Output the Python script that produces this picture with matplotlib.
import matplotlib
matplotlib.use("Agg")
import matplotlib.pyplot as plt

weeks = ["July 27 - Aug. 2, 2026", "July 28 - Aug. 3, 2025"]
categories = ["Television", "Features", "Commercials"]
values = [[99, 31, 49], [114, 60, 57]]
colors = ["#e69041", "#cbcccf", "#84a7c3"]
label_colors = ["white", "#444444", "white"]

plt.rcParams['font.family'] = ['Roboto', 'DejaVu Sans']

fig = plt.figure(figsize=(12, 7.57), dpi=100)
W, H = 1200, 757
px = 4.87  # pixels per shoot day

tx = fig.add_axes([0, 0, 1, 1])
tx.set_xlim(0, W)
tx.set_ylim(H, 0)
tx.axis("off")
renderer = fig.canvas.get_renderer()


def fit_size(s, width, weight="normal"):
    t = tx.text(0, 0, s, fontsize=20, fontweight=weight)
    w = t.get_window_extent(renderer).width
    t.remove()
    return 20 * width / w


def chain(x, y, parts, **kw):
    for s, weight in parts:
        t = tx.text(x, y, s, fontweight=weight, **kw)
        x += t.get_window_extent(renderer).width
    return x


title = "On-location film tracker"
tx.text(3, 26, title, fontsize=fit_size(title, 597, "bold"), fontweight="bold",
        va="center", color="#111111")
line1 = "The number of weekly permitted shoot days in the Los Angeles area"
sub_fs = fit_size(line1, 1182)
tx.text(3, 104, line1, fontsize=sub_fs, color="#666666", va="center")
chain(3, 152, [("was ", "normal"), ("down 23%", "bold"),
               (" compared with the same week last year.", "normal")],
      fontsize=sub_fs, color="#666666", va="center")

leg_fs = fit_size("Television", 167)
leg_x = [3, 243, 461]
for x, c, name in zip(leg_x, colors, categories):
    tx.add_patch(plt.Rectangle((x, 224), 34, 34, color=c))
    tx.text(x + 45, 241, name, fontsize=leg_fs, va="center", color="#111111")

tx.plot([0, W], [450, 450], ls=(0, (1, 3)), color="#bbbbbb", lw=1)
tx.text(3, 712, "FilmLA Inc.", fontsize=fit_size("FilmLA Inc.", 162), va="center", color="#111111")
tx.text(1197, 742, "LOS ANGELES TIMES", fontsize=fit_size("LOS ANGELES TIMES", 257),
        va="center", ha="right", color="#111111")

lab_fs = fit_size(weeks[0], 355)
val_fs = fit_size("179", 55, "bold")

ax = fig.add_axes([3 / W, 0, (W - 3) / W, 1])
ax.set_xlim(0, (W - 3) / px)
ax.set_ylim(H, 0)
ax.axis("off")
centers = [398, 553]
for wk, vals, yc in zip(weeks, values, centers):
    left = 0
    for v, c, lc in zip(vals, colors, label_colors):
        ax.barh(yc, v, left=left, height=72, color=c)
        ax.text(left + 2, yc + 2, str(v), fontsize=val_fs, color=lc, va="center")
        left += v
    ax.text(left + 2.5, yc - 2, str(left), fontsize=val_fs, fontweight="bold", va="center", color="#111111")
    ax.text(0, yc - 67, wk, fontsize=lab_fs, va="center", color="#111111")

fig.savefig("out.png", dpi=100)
++++++++++
Short task:
Extract every line above exactly as it stands.

Response for this exercise:
Output the Python script that produces this picture with matplotlib.
import matplotlib
matplotlib.use("Agg")
import matplotlib.pyplot as plt

weeks = ["July 27 - Aug. 2, 2026", "July 28 - Aug. 3, 2025"]
categories = ["Television", "Features", "Commercials"]
values = [[99, 31, 49], [114, 60, 57]]
colors = ["#e69041", "#cbcccf", "#84a7c3"]
label_colors = ["white", "#444444", "white"]

plt.rcParams['font.family'] = ['Roboto', 'DejaVu Sans']

fig = plt.figure(figsize=(12, 7.57), dpi=100)
W, H = 1200, 757
px = 4.87  # pixels per shoot day

tx = fig.add_axes([0, 0, 1, 1])
tx.set_xlim(0, W)
tx.set_ylim(H, 0)
tx.axis("off")
renderer = fig.canvas.get_renderer()


def fit_size(s, width, weight="normal"):
    t = tx.text(0, 0, s, fontsize=20, fontweight=weight)
    w = t.get_window_extent(renderer).width
    t.remove()
    return 20 * width / w


def chain(x, y, parts, **kw):
    for s, weight in parts:
        t = tx.text(x, y, s, fontweight=weight, **kw)
        x += t.get_window_extent(renderer).width
    return x


title = "On-location film tracker"
tx.text(3, 26, title, fontsize=fit_size(title, 597, "bold"), fontweight="bold",
        va="center", color="#111111")
line1 = "The number of weekly permitted shoot days in the Los Angeles area"
sub_fs = fit_size(line1, 1182)
tx.text(3, 104, line1, fontsize=sub_fs, color="#666666", va="center")
chain(3, 152, [("was ", "normal"), ("down 23%", "bold"),
               (" compared with the same week last year.", "normal")],
      fontsize=sub_fs, color="#666666", va="center")

leg_fs = fit_size("Television", 167)
leg_x = [3, 243, 461]
for x, c, name in zip(leg_x, colors, categories):
    tx.add_patch(plt.Rectangle((x, 224), 34, 34, color=c))
    tx.text(x + 45, 241, name, fontsize=leg_fs, va="center", color="#111111")

tx.plot([0, W], [450, 450], ls=(0, (1, 3)), color="#bbbbbb", lw=1)
tx.text(3, 712, "FilmLA Inc.", fontsize=fit_size("FilmLA Inc.", 162), va="center", color="#111111")
tx.text(1197, 742, "LOS ANGELES TIMES", fontsize=fit_size("LOS ANGELES TIMES", 257),
        va="center", ha="right", color="#111111")

lab_fs = fit_size(weeks[0], 355)
val_fs = fit_size("179", 55, "bold")

ax = fig.add_axes([3 / W, 0, (W - 3) / W, 1])
ax.set_xlim(0, (W - 3) / px)
ax.set_ylim(H, 0)
ax.axis("off")
centers = [398, 553]
for wk, vals, yc in zip(weeks, values, centers):
    left = 0
    for v, c, lc in zip(vals, colors, label_colors):
        ax.barh(yc, v, left=left, height=72, color=c)
        ax.text(left + 2, yc + 2, str(v), fontsize=val_fs, color=lc, va="center")
        left += v
    ax.text(left + 2.5, yc - 2, str(left), fontsize=val_fs, fontweight="bold", va="center", color="#111111")
    ax.text(0, yc - 67, wk, fontsize=lab_fs, va="center", color="#111111")

fig.savefig("out.png", dpi=100)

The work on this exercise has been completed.